On Warfare State

Sparrow, James T. Warfare State: World War II Americans and the Age of Big Government. Oxford: Oxford University Press, 2011. pp. 336. Cloth.

This is an excellent study of the wartime expansion of the United States federal government. The general subject—how the federal state became the one we know today—is well trodden, and its origins are usually pinned on the New Deal or the Second World War. Here, Sparrow argues that the New Deal was a weak, liberal thing that had little affect on the expansion of the federal government (from the standpoint of today, it was a large growth according to someone standing in 1940).

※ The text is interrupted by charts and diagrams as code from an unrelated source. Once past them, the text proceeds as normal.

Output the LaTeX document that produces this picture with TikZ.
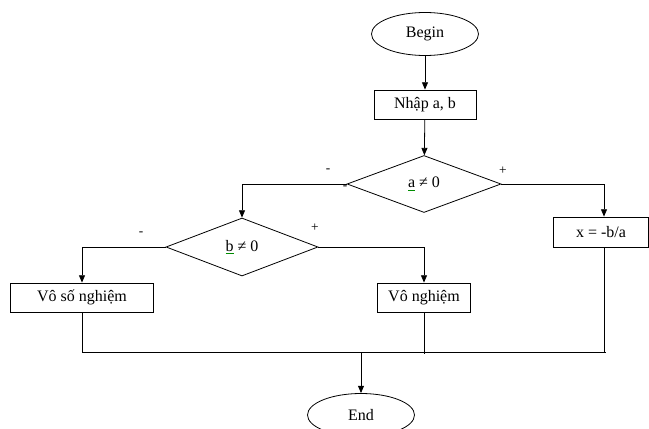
\documentclass[tikz,border=0pt]{standalone}
\usepackage{fontspec}
\setmainfont{Liberation Serif}
\usetikzlibrary{shapes.geometric,arrows.meta}
\newcommand{\spellmark}[1]{{\color{green!55!black}\underline{\color{black}#1}}}
\begin{document}
\begin{tikzpicture}[x=0.75pt,y=-0.75pt,
  every node/.style={font=\fontsize{12}{14}\selectfont, inner sep=0pt, text=black},
  term/.style={draw, ellipse, line width=0.6pt, minimum width=80.25pt, minimum height=32.25pt},
  proc/.style={draw, rectangle, line width=0.6pt, minimum height=21.75pt},
  cond/.style={draw, diamond, line width=0.6pt},
  conn/.style={draw, line width=0.6pt},
  arr/.style={conn, -{Triangle[length=5.5pt,width=4.5pt]}},
  sign/.style={font=\fontsize{10}{12}\selectfont}]
\useasboundingbox (0,0) rectangle (649,428);
\node[term] (begin) at (425,34) {Begin};
\node[proc, minimum width=76.5pt] (nhap) at (425,104.5) {Nhập a, b};
\node[cond, minimum width=115.5pt, minimum height=42.75pt] (a) at (424,184) {\spellmark{a} ≠ 0};
\node[cond, minimum width=114pt, minimum height=43.5pt] (b) at (242,247) {\spellmark{b} ≠ 0};
\node[proc, minimum width=71.25pt, minimum height=22.5pt] (x) at (601,232) {x = -b/a};
\node[proc, minimum width=107.25pt] (vsn) at (82,297.5) {Vô số nghiệm};
\node[proc, minimum width=69.75pt] (vn) at (424,297.5) {Vô nghiệm};
\node[term] (end) at (361,415) {End};
\coordinate (j1) at (82,352);
\coordinate (j2) at (424,352);
\coordinate (j3) at (604,352);
\coordinate (jm) at (361,352);
\draw[arr] (begin) -- (nhap);
\draw[arr] (nhap) -- (a);
\draw[arr] (a.west) -| (b.north);
\draw[arr] (a.east) -| ([xshift=2.25pt]x.north);
\draw[arr] (b.west) -| (vsn.north);
\draw[arr] (b.east) -| (vn.north);
\draw[conn] (vsn.south) -- (j1);
\draw[conn] (vn.south) -- ([yshift=-1.5pt]j2);
\draw[conn] ([xshift=2.25pt]x.south) -- (j3);
\draw[conn] (j1) -- ([xshift=1.5pt]j3);
\draw[arr] (jm) -- (end);
\node[sign] (m1) at (328,171) {-};
\node[sign] (m2) at (345,188) {-};
\node[sign] (p1) at (503,171) {+};
\node[sign] (m3) at (141,234) {-};
\node[sign] (p2) at (315,228) {+};
\end{tikzpicture}
\end{document}
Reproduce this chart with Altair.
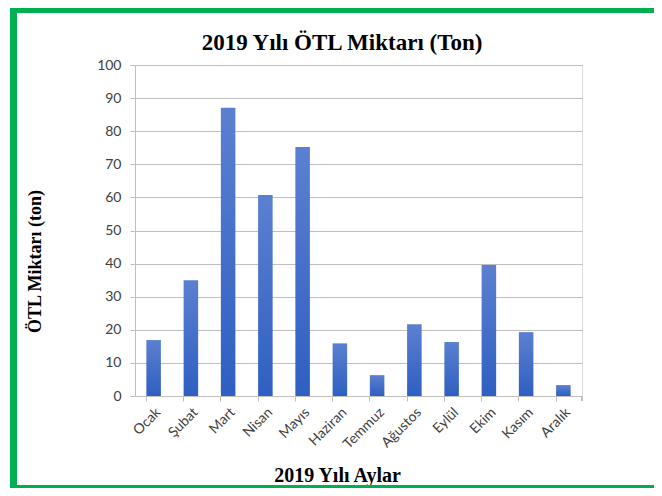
import altair as alt
import pandas as pd

months = ["Ocak", "Şubat", "Mart", "Nisan", "Mayıs", "Haziran", "Temmuz",
          "Ağustos", "Eylül", "Ekim", "Kasım", "Aralık"]
values = [16.9, 35.0, 87.1, 60.7, 75.2, 15.9, 6.3, 21.7, 16.3, 39.6, 19.3, 3.3]
y_ticks = [0, 10, 20, 30, 40, 50, 60, 70, 80, 90, 100]
chart_title = ["2019 Yılı ÖTL Miktarı (Ton)"]

df = pd.DataFrame({"ay": months, "miktar": values})
tdf = pd.DataFrame({"t": chart_title})

W, H = 447, 331
PAD = {"left": 127, "top": 57, "right": 72, "bottom": 92}
GREEN = "#00b050"
GRID = "#bfbfbf"
LABEL = "#404040"

grad = alt.LinearGradient(
    gradient="linear",
    stops=[alt.GradientStop(color="#5b80d1", offset=0),
           alt.GradientStop(color="#2e5fc1", offset=1)],
    x1=0, x2=0, y1=0, y2=1,
)

bars = alt.Chart(df).mark_bar(color=grad).encode(
    x=alt.X("ay:N", sort=months,
            scale=alt.Scale(paddingInner=0.61, paddingOuter=0.305),
            axis=alt.Axis(title="2019 Yılı Aylar", labelAngle=-45,
                          labelFont="Lato", labelFontSize=14, labelColor=LABEL,
                          labelPadding=4, bandPosition=0, tickSize=5,
                          tickColor=GRID, domainColor=GRID,
                          titleFont="Liberation Serif", titleFontSize=20,
                          titleFontWeight="bold", titleColor="#000000",
                          titleX=202, titleY=85, titleBaseline="alphabetic",
                          titleAlign="center")),
    y=alt.Y("miktar:Q",
            scale=alt.Scale(domain=[0, 100], nice=False),
            axis=alt.Axis(title="ÖTL Miktarı (ton)", values=y_ticks,
                          labelFont="Lato", labelFontSize=14, labelColor=LABEL,
                          labelPadding=9, tickSize=5, tickColor=GRID,
                          domainColor=GRID, gridColor=GRID,
                          titleFont="Liberation Serif", titleFontSize=18,
                          titleFontWeight="bold", titleColor="#000000",
                          titleAngle=270, titleX=-100, titleY=196,
                          titleAlign="center", titleBaseline="middle")),
)

title_mark = alt.Chart(tdf).mark_text(
    font="Liberation Serif", fontSize=23, fontWeight="bold", color="#000000",
    align="center", baseline="alphabetic",
).encode(text="t:N", x=alt.value(207), y=alt.value(-15))

end_tick = alt.Chart(df).mark_rule(color=GRID).encode(
    x=alt.value(W), y=alt.value(H), y2=alt.value(H + 5))

left_border = alt.Chart(df).mark_rule(color=GREEN, strokeWidth=7).encode(
    x=alt.value(-121.5), y=alt.value(-60), y2=alt.value(440))
top_border = alt.Chart(df).mark_rule(color=GREEN, strokeWidth=8).encode(
    x=alt.value(-125), x2=alt.value(620), y=alt.value(-56))
bottom_border = alt.Chart(df).mark_rule(color=GREEN, strokeWidth=3).encode(
    x=alt.value(-125), x2=alt.value(620), y=alt.value(H + 90.5))

chart = alt.layer(bars, title_mark, end_tick, left_border, top_border,
                  bottom_border).properties(
    width=W, height=H,
    padding=PAD,
    autosize=alt.AutoSizeParams(type="none"),
).configure_view(stroke=None).configure(background="#ffffff")

chart.save("out.html", embed_options={"renderer": "svg", "actions": False})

However, Sparrow’s more sophisticated and important argument is that, unlike World War I, the United States federal government was able to garner the legitimacy in the eyes of the American people. Critics existed during the 1940s, as they do today, of federal expansion during the fight against fascism globally. Yet, the federal state was able to garner its legitimacy through the use of language of rights and Americanism—American officials in the 1940s would say that this was not expansion of “European-style” despotism along lines experienced by the Soviet Union, Nazi Germany, Fascist Italy, or even liberal France/UK. Instead, this was an expansion of rights for all Americans, giving them further opportunities and embedding them in the making of American citizenship. Really great stuff—the GI Bill seems particularly important here, and it doesn’t quite receive the coverage that I think it deserves, it really should have a full chapter to itself.